North Korea on Saturday criticized a map on the Tokyo Olympic and Paralympic organizing committee's website that shows a group of islands controlled by South Korea as part of Japan.

Japan regards the islets in the Sea of Japan as part of its Shimane Prefecture, but the South has had effective control of them since the 1950s, claiming them as its own. The islands are called Takeshima in Japan and Dokdo in South Korea.

Photo taken in April 2005 shows one of the South Korea-controlled Dokdo islets, known as Takeshima in Japan. (Getty/Kyodo)

In a statement carried by the state-run Korean Central News Agency, a spokesman for North Korea's Olympic Committee said the marking on the map was aimed at realizing Japan's "territorial ambition" and "intolerable provocation violating the sovereignty of the Korean nation."

The statement referred to the outcroppings as the "Tok Island" in English.

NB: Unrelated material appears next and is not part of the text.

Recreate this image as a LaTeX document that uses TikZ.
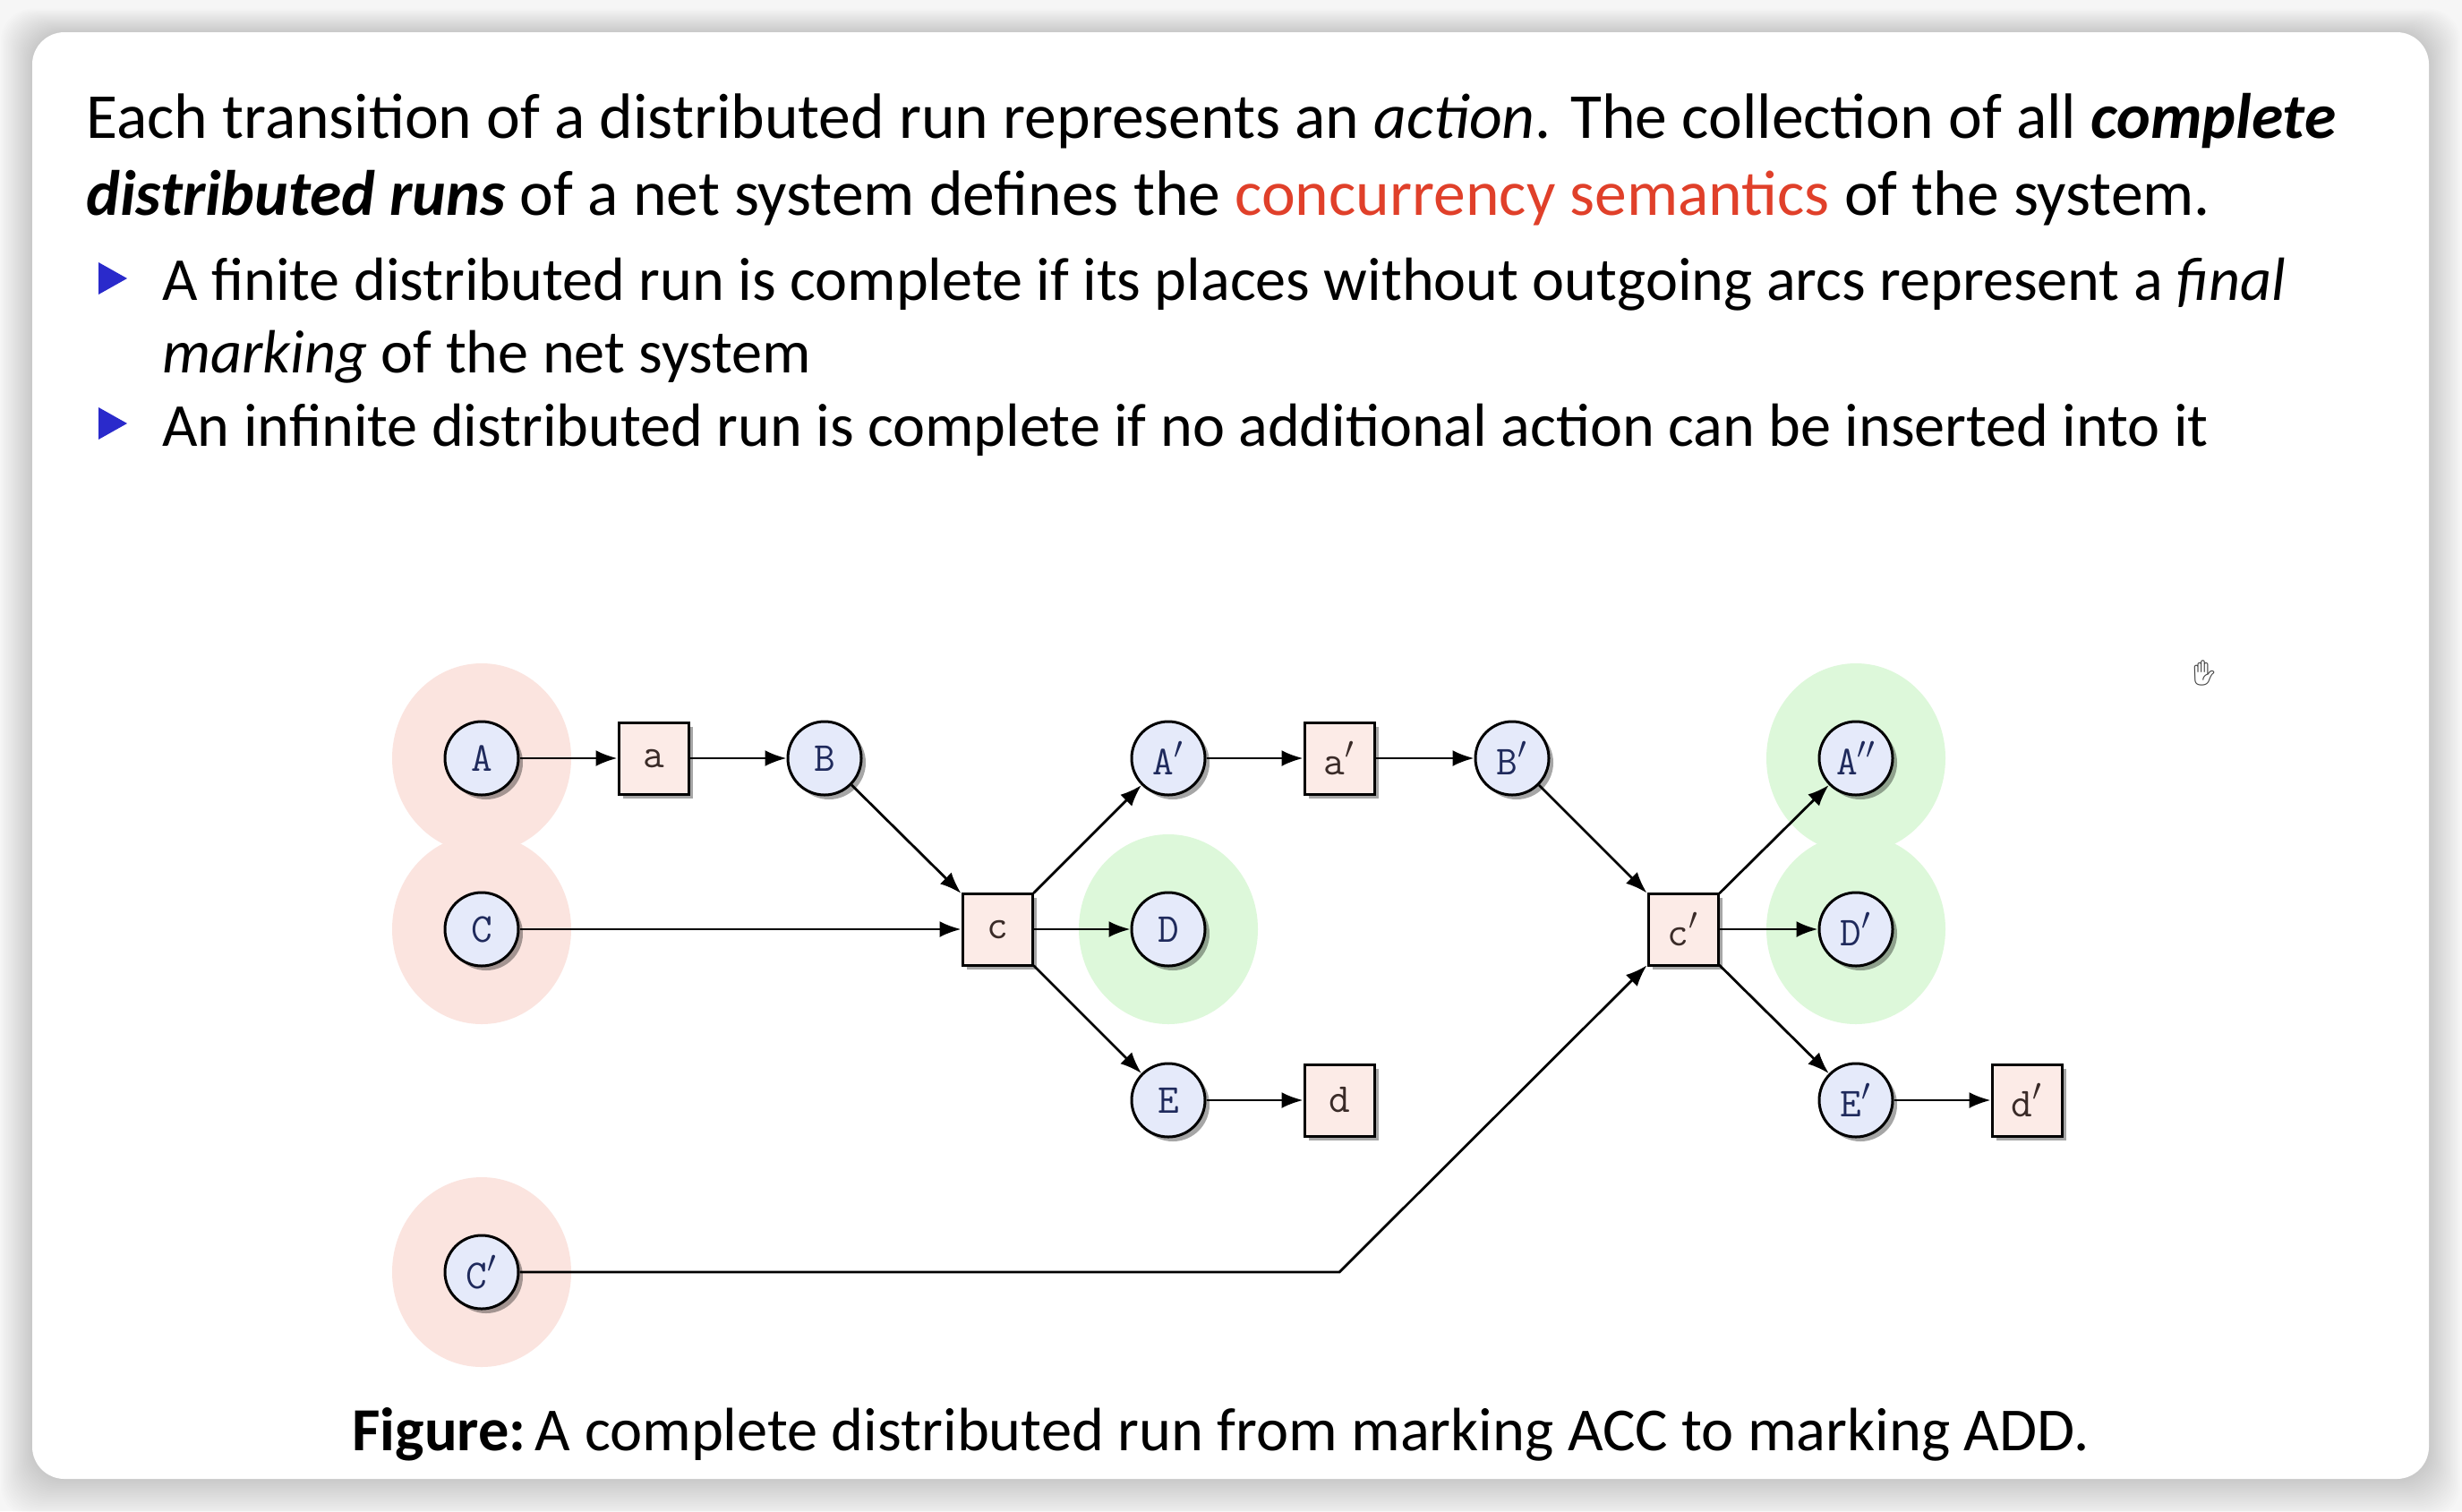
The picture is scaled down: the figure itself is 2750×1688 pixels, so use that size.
\documentclass[tikz,border=0pt]{standalone}
\usepackage{fontspec}
\usepackage{graphicx}
\setmainfont{Carlito}
\newfontfamily\emojifont{Noto Emoji}
\usetikzlibrary{shadows,arrows.meta}
\definecolor{outerbg}{HTML}{F6F6F6}
\definecolor{placefill}{HTML}{E5EAFA}
\definecolor{transfill}{HTML}{FCEBE7}
\definecolor{pinkblob}{HTML}{FBE4DF}
\definecolor{greenblob}{HTML}{DDF8DA}
\definecolor{placetext}{HTML}{1F2A5C}
\definecolor{transtext}{HTML}{3A2B28}
\definecolor{redtext}{HTML}{E0402A}
\definecolor{bulletblue}{HTML}{2A2ACB}
\begin{document}
\begin{tikzpicture}[x=0.5pt,y=-0.5pt,
  txt/.style={inner sep=0pt, anchor=base west},
  paratxt/.style={txt, font=\fontsize{35.8}{40}\selectfont},
  bultxt/.style={txt, font=\fontsize{34.1}{40}\selectfont},
  captxt/.style={txt, font=\fontsize{34.2}{40}\selectfont},
  nodeshadow/.style={drop shadow={shadow xshift=2.5pt, shadow yshift=-2.5pt, fill=black, opacity=0.35}},
  place/.style={circle, draw, line width=1.5pt, fill=placefill, minimum size=41pt, inner sep=0pt,
    text=placetext, font=\fontsize{23}{24}\ttfamily, nodeshadow},
  trans/.style={rectangle, draw, line width=1.5pt, fill=transfill, minimum width=39pt, minimum height=40pt, inner sep=0pt,
    text=transtext, font=\fontsize{23}{24}\ttfamily, nodeshadow},
  arr/.style={line width=1.4pt, -{Latex[length=12pt,width=9pt]}},
  blob/.style={x radius=100, y radius=106}
]
\useasboundingbox (0,0) rectangle (2750,1688);
% slide background and card
\fill[outerbg] (0,0) rectangle (2750,1688);
\foreach \i in {1,...,22} {
  \fill[black, opacity=0.009, rounded corners=18pt] (36-1.6*\i,36-1.2*\i) rectangle (2713+1.6*\i,1652+2.0*\i);
}
\fill[white, rounded corners=18pt] (36,36) rectangle (2713,1652);

% text
\node[paratxt] (l1) at (96,154) {Each transition of a distributed run represents an \textit{action}. The collection of all \textbf{\textit{complete}}};
\node[paratxt] (l2) at (96,240) {\textbf{\textit{distributed runs}} of a net system defines the \textcolor{redtext}{concurrency semantics} of the system.};
\fill[bulletblue] (110,293) -- (142,311) -- (110,329) -- cycle;
\node[bultxt] (l3) at (181,335) {A finite distributed run is complete if its places without outgoing arcs represent a \textit{final}};
\node[bultxt] (l4) at (181,416) {\textit{marking} of the net system};
\fill[bulletblue] (110,455) -- (142,473) -- (110,491) -- cycle;
\node[bultxt] (l5) at (181,498) {An infinite distributed run is complete if no additional action can be inserted into it};
\node[captxt] (cap) at (393,1620) {\textbf{Figure:}\hspace{-0.15em} A complete distributed run from marking ACC to marking ADD.};

% cursor
\node[inner sep=0pt, text=black!75, font=\emojifont\fontsize{14}{14}\selectfont] (hand) at (2462,752) {✋};

% positions
\coordinate (pA)   at (538,847);
\coordinate (pa)   at (730,847);
\coordinate (pB)   at (921,847);
\coordinate (pAp)  at (1305,847);
\coordinate (pap)  at (1496,847);
\coordinate (pBp)  at (1689,847);
\coordinate (pApp) at (2073,847);
\coordinate (pC)   at (538,1038);
\coordinate (pc)   at (1114,1038);
\coordinate (pD)   at (1305,1038);
\coordinate (pcp)  at (1880,1038);
\coordinate (pDp)  at (2073,1038);
\coordinate (pE)   at (1305,1229);
\coordinate (pd)   at (1496,1229);
\coordinate (pEp)  at (2073,1229);
\coordinate (pdp)  at (2264,1229);
\coordinate (pCp)  at (538,1421);
\coordinate (bend) at (1496,1421);

% markings
\fill[pinkblob] (pA) circle [blob];
\fill[pinkblob] (pC) circle [blob];
\fill[pinkblob] (pCp) circle [blob];
\fill[greenblob] (pD) circle [blob];
\fill[greenblob] (pApp) circle [blob];
\fill[greenblob] (pDp) circle [blob];

% nodes
\node[place] (A)   at (pA)   {A};
\node[trans] (a)   at (pa)   {a};
\node[place] (B)   at (pB)   {B};
\node[place] (Ap)  at (pAp)  {A$'$};
\node[trans] (ap)  at (pap)  {a$'$};
\node[place] (Bp)  at (pBp)  {B$'$};
\node[place] (App) at (pApp) {A$''$};
\node[place] (C)   at (pC)   {C};
\node[trans] (c)   at (pc)   {c};
\node[place] (D)   at (pD)   {D};
\node[trans] (cp)  at (pcp)  {c$'$};
\node[place] (Dp)  at (pDp)  {D$'$};
\node[place] (E)   at (pE)   {E};
\node[trans] (d)   at (pd)   {d};
\node[place] (Ep)  at (pEp)  {E$'$};
\node[trans] (dp)  at (pdp)  {d$'$};
\node[place] (Cp)  at (pCp)  {C$'$};

% arcs
\draw[arr] (A) -- (a);
\draw[arr] (a) -- (B);
\draw[arr] (B) -- (c);
\draw[arr] (C) -- (c);
\draw[arr] (c) -- (Ap);
\draw[arr] (c) -- (D);
\draw[arr] (c) -- (E);
\draw[arr] (E) -- (d);
\draw[arr] (Ap) -- (ap);
\draw[arr] (ap) -- (Bp);
\draw[arr] (Bp) -- (cp);
\draw[arr] (cp) -- (App);
\draw[arr] (cp) -- (Dp);
\draw[arr] (cp) -- (Ep);
\draw[arr] (Ep) -- (dp);
\draw[arr] (Cp) -- (bend) -- (cp);
\end{tikzpicture}
\end{document}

North Korea urged Japan to correct the map, which shows the route of the Tokyo 2020 Olympic torch relay. In April, Pyongyang pledged not to send the country's team to this summer's Olympics, scheduled to start next Friday amid the novel coronavirus pandemic.

South Korea has also called on Japan to correct the map, but Tokyo, which views the islets as an inherent part of its territory, has indicated it will not respond to Seoul's protest over the map.